Republicans have agreed to show up at the White House Thursday for a summit on health care, but are heading there with a dim view of the outcome.
"It's disappointing that Democrats in Washington either aren't listening, or are completely ignoring what Americans across the country have been saying," U.S. Senate Minority Leader Mitch McConnell, R-Ky., said in a written statement.
"House Republicans welcome any good faith effort to start over on health care reform but the bill President Obama unveiled today is just more of the same government-run insurance, mandates and taxes the American people have overwhelmingly rejected," added Rep.

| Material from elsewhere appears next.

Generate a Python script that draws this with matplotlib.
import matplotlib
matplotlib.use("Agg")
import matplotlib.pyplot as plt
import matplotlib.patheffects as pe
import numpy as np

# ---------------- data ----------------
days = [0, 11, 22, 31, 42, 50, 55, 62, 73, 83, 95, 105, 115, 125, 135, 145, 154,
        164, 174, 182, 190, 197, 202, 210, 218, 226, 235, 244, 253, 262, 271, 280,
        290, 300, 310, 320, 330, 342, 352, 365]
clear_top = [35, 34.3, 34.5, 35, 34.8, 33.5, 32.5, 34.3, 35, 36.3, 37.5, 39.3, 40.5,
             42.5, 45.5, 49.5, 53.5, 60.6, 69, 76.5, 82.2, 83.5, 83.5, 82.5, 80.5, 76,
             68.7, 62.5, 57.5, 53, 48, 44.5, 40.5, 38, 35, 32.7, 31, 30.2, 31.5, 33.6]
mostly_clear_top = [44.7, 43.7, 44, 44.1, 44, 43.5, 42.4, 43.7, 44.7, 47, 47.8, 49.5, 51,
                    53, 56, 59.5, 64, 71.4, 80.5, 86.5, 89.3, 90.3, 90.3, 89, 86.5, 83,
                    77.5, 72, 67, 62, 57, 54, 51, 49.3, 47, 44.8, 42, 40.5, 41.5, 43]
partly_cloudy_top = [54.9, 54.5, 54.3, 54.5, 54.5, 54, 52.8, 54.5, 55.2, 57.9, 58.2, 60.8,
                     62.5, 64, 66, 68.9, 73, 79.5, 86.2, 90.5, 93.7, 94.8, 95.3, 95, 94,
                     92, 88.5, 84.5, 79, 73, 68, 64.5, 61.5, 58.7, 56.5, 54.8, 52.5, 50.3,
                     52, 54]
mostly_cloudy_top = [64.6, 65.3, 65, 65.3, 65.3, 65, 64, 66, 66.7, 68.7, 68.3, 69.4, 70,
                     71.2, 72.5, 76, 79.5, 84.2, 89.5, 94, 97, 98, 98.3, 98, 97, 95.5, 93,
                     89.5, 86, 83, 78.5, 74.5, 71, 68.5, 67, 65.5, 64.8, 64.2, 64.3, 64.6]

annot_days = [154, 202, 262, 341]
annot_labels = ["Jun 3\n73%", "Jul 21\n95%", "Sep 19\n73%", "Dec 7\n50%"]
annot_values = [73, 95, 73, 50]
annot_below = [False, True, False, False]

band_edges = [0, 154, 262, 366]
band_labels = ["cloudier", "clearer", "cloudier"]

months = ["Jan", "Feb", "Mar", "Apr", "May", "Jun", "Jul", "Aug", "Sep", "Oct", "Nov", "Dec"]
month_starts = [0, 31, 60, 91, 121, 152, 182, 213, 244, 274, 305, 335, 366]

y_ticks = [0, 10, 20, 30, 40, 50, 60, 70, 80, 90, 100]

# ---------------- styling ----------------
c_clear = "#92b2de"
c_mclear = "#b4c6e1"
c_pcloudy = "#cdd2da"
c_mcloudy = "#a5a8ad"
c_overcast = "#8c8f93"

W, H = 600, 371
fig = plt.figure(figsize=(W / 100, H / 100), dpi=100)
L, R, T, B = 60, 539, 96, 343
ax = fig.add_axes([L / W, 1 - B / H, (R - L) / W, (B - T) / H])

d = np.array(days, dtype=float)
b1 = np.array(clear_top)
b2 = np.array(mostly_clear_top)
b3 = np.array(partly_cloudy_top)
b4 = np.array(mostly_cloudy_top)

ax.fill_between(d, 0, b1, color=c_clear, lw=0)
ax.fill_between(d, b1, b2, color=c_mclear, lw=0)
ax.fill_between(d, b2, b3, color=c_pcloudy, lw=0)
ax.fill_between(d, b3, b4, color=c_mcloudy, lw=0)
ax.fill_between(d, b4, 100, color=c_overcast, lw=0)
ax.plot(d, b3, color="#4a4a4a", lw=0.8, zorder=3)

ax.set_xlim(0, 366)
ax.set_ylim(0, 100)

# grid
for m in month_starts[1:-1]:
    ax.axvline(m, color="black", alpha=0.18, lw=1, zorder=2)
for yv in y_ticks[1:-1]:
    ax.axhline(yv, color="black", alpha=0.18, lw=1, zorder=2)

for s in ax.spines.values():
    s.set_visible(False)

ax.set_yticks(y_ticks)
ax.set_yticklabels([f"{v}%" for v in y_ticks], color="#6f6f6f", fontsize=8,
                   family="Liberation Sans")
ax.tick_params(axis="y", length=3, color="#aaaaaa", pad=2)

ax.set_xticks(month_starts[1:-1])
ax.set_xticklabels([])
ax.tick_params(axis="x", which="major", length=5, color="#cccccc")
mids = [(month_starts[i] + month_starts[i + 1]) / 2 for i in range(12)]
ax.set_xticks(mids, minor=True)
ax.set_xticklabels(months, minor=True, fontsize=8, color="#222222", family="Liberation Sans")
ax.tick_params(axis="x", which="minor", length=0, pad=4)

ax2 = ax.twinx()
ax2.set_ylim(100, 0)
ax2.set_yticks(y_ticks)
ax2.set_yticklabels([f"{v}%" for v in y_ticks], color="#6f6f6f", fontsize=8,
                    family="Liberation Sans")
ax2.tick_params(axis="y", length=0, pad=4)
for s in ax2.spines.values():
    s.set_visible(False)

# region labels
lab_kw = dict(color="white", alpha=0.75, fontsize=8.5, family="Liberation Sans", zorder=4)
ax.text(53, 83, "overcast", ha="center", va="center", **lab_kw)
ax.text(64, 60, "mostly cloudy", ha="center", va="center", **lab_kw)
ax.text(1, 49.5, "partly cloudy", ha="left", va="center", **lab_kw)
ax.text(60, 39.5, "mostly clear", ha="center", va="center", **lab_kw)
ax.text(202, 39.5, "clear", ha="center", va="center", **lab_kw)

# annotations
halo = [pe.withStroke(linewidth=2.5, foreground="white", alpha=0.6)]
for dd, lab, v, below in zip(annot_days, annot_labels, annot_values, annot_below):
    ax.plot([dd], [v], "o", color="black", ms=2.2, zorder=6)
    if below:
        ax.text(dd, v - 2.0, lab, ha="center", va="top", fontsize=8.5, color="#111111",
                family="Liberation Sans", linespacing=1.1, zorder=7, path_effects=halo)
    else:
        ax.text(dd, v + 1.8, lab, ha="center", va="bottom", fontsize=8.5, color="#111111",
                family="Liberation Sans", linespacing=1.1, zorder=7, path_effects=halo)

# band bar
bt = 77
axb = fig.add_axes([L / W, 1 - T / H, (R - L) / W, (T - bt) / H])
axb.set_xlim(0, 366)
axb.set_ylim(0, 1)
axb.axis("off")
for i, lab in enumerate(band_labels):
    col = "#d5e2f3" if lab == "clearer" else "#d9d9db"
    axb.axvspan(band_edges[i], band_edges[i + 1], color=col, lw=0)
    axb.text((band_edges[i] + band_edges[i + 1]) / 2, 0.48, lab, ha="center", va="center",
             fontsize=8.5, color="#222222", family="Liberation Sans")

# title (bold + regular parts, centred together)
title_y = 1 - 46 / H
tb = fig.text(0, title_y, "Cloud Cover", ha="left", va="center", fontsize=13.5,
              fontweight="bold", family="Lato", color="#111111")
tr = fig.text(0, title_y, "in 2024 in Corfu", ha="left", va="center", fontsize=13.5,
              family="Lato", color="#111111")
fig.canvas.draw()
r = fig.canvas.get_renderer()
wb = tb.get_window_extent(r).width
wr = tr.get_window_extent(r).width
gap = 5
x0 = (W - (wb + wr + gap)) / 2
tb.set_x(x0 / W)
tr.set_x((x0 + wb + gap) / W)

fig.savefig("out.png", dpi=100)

Mike Pence, R-Ind.
The White House, however, insists that the bill is more than just camouflage, but rather represents compromise.
"Senator McCain in the campaign had a proposal to add -- to add those dependents on to your parents' health care up to a certain age to allow for what is a gap in the uninsured based on when someone leaves the dependency of their parents and gets a job that provides health care," said White House Press Secretary Robert Gibbs, noting that provision has been included in the president's proposals.

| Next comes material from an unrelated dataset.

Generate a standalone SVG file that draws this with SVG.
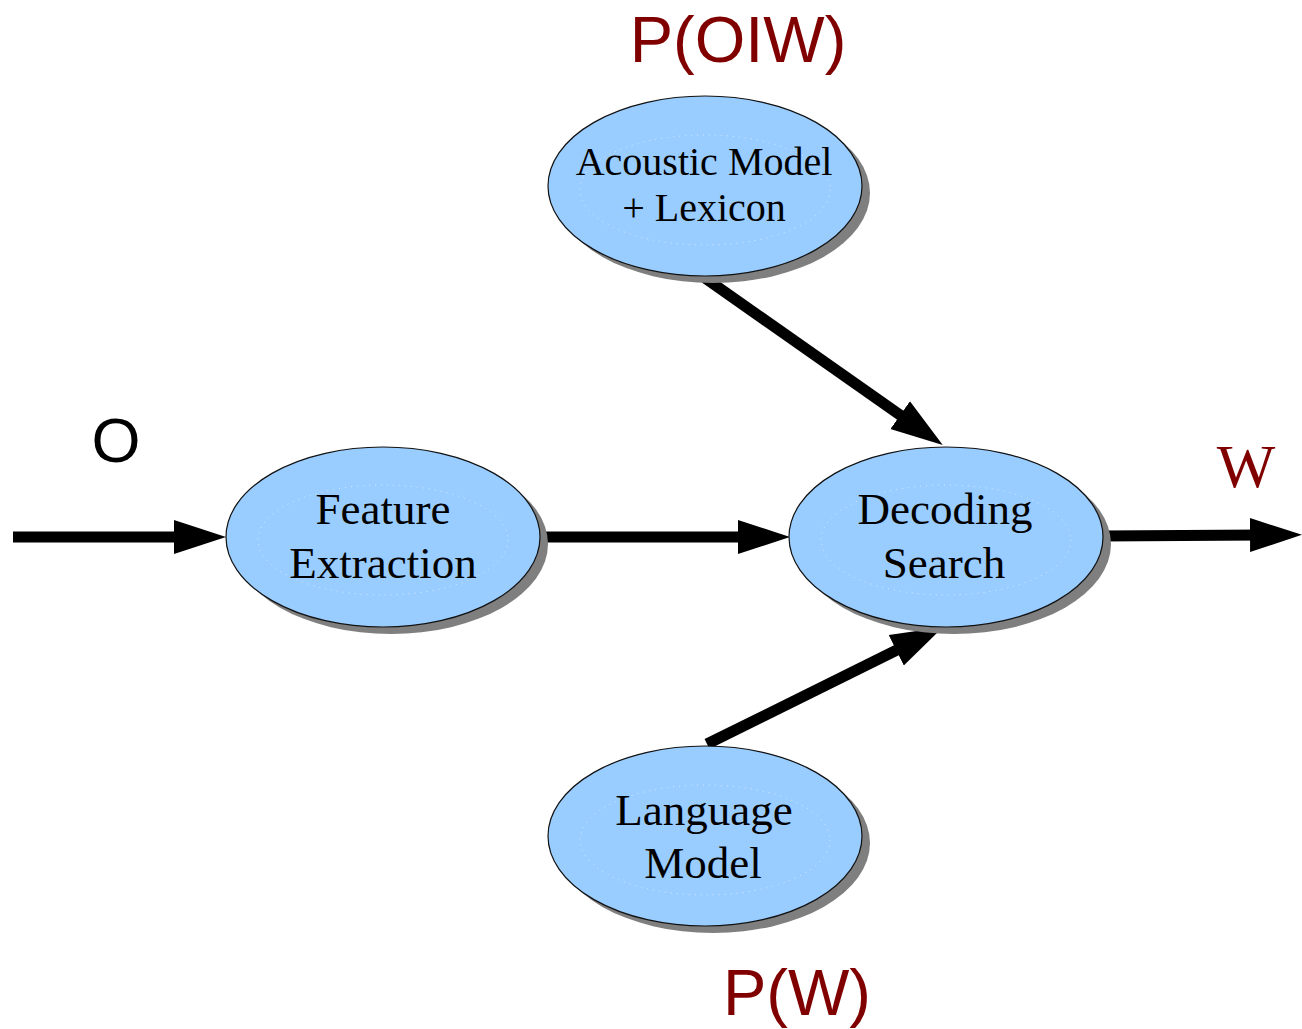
<svg xmlns="http://www.w3.org/2000/svg" width="1302" height="1029" viewBox="0 0 1302 1029">
<style>
.shadow{fill:#7f7f7f}
.body{fill:#99ccff;stroke:#111;stroke-width:1.2}
.inner{fill:none;stroke:#e8f2ff;stroke-width:1;stroke-dasharray:1 5;opacity:0.8}
.lbl{font-family:"Liberation Serif","Times New Roman",serif;font-size:45px;fill:#000;text-anchor:middle}
.lbl-s{font-family:"Liberation Serif","Times New Roman",serif;font-size:40px;fill:#000;text-anchor:middle}
.prob{font-family:"Liberation Sans",Arial,sans-serif;font-size:65px;fill:#800000;text-anchor:middle}
.o{font-family:"Liberation Sans",Arial,sans-serif;font-size:63px;fill:#000;text-anchor:middle}
.w{font-family:"Liberation Serif","Times New Roman",serif;font-size:62px;fill:#800000;text-anchor:middle}
.edge{stroke:#000;stroke-width:11;fill:none;marker-end:url(#ah)}
</style>
<defs>
<marker id="ah" markerUnits="userSpaceOnUse" markerWidth="54" markerHeight="38" refX="12" refY="18" orient="auto">
<path d="M0,1 L52,18 L0,35 Z" fill="#000"/>
</marker>
</defs>
<rect width="1302" height="1029" fill="#fff"/>
<g id="connectors">
<path class="edge" d="M13,537 L186,537"/>
<path class="edge" d="M540,537 L750,537"/>
<path class="edge" d="M1102,536 L1262,535"/>
<path class="edge" d="M705,278 L910,422"/>
<path class="edge" d="M707,744 L907,645"/>
</g>
<g id="acoustic">
<ellipse class="shadow" cx="713" cy="193" rx="157" ry="90"/>
<ellipse class="body" cx="705" cy="186" rx="157" ry="90"/>
<ellipse class="inner" cx="705" cy="190" rx="125" ry="55"/>
<text class="lbl-s" x="704" y="175">Acoustic Model</text>
<text class="lbl-s" x="704" y="221">+ Lexicon</text>
</g>
<g id="feature">
<ellipse class="shadow" cx="391" cy="544" rx="157" ry="90"/>
<ellipse class="body" cx="383" cy="537" rx="157" ry="90"/>
<ellipse class="inner" cx="383" cy="540" rx="125" ry="55"/>
<text class="lbl" x="383" y="524">Feature</text>
<text class="lbl" x="383" y="578">Extraction</text>
</g>
<g id="decoding">
<ellipse class="shadow" cx="954" cy="544" rx="157" ry="90"/>
<ellipse class="body" cx="946" cy="537" rx="157" ry="90"/>
<ellipse class="inner" cx="946" cy="540" rx="125" ry="55"/>
<text class="lbl" x="945" y="524">Decoding</text>
<text class="lbl" x="944" y="578">Search</text>
</g>
<g id="language">
<ellipse class="shadow" cx="713" cy="843" rx="157" ry="90"/>
<ellipse class="body" cx="705" cy="836" rx="157" ry="90"/>
<ellipse class="inner" cx="705" cy="840" rx="125" ry="55"/>
<text class="lbl" x="704" y="825">Language</text>
<text class="lbl" x="703" y="878">Model</text>
</g>
<g id="labels">
<text class="prob" x="738" y="62">P(OIW)</text>
<text class="prob" x="797" y="1015">P(W)</text>
<text class="o" x="116" y="462">O</text>
<text class="w" x="1246" y="487">W</text>
</g>
</svg>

Gibbs argued that 160 Republican amendments were included in varying pieces of legislation that made its way through the House and Senate.
"Inexplicably, all those ideas weren't good enough," he said.
Indeed in its effort to appear bipartisan, the White House included in its health care proposals listed on its Web site a section on Republican initiatives that were included in the legislation passed by Congress and included in the president's latest plan.
Among them were provisions to allow health insurance premiums to vary based on participation in employer wellness programs, grants to states to evaluate medical liability reform ideas, automatic enrollment by employers in health insurance and ability for employees to opt-out.
The White House also listed several other GOP suggestions in its proposal
-- Registration and background checks of billing agencies and individuals to decrease dishonest billing practices and exclude individuals who've submitted false or fraudulent claims.
-- Expanded access to a health care integrity and protection databank to quality control and peer review organizations.
-- Liability of Medicare administrative contractors for inclusion of providers not permitted to receive Medicare payments.
-- Community mental health centers to increase individual access and submit to stronger rules for reimbursement.
-- Recovery of overpayments made to providers and reduced bankruptcy protection for fraudulent health care providers.
-- Real-time data review for claims and payments to identify and stop waste, fraud and abuse.
-- Stronger sanctions for fraudulent use of Medicare or Medicaid beneficiary IDs.
-- A study to be conducted on universal product numbers for items and services reimbursed under Medicare that may contribute to fraud and abuse.
House Speaker Nancy Pelosi said Thursday's discussion brings the nation "closer than ever to guaranteeing affordable health care to America’s middle class and small businesses, lowering costs and strengthening Medicare for seniors, holding insurance companies accountable, and reducing our deficit.
The three House committee chairmen with jurisdiction on health care praised the president's plan as "moving in the right direction."
"It incorporates key ideas passed by the House and Senate and appears to respond to concerns raised by many House lawmakers. We look forward to reviewing his plan in more detail," said Reps. Charles Rangel of New York, Henry Waxman and George Miller, both of California.
But Republicans say none of their big-ticket items are included.
"This week's summit clearly has all the makings of a Democratic infomercial for continuing on a partisan course that relies on more backroom deals and parliamentary tricks to circumvent the will of the American people and jam through a massive government takeover of health care," said House Minority Leader John Boehner.
Sen. Mike Enzi, R-Wyo., said he'd prefer a piecemeal approach that skips the president's most expensive ideas.
"We can't swallow the apple whole, which is what the majority's recent bills have attempted to do. We have to chew on it bite by bite. Since most changes in health care reform don't start for four years -- even though new taxes will start right away -- we can beat the time by doing significant piece after significant piece," he said.
Other Democrats are hitting the president from the flip side. Rep. Anthony Weiner of New York said the proposal still contains no public option, which liberal lawmakers prefer.
Rep. Joe Courtney, D-Conn., said he's pleased the president is attempting to bridge the partisan divide, but the White House really should have dropped the Senate plan for on an excise tax on insurers providing high-value "Cadillac plans" for high-risk workers.
The president's proposal raises the exemption for families with plans worth $27,500 or more, higher than the $23,000 in the Senate plan.
"While the proposal reflects significant progress, I continue to believe that the excise tax issue should be set aside and studied rather than imposing a tax eight years in the future. Delaying the tax by nearly a decade and hoping that it doesn't hurt working families is like throwing a dart in the dark," Courtney said. "I would respectfully argue that this entire issue be set aside and studied rather than imposing a tax eight years in the future."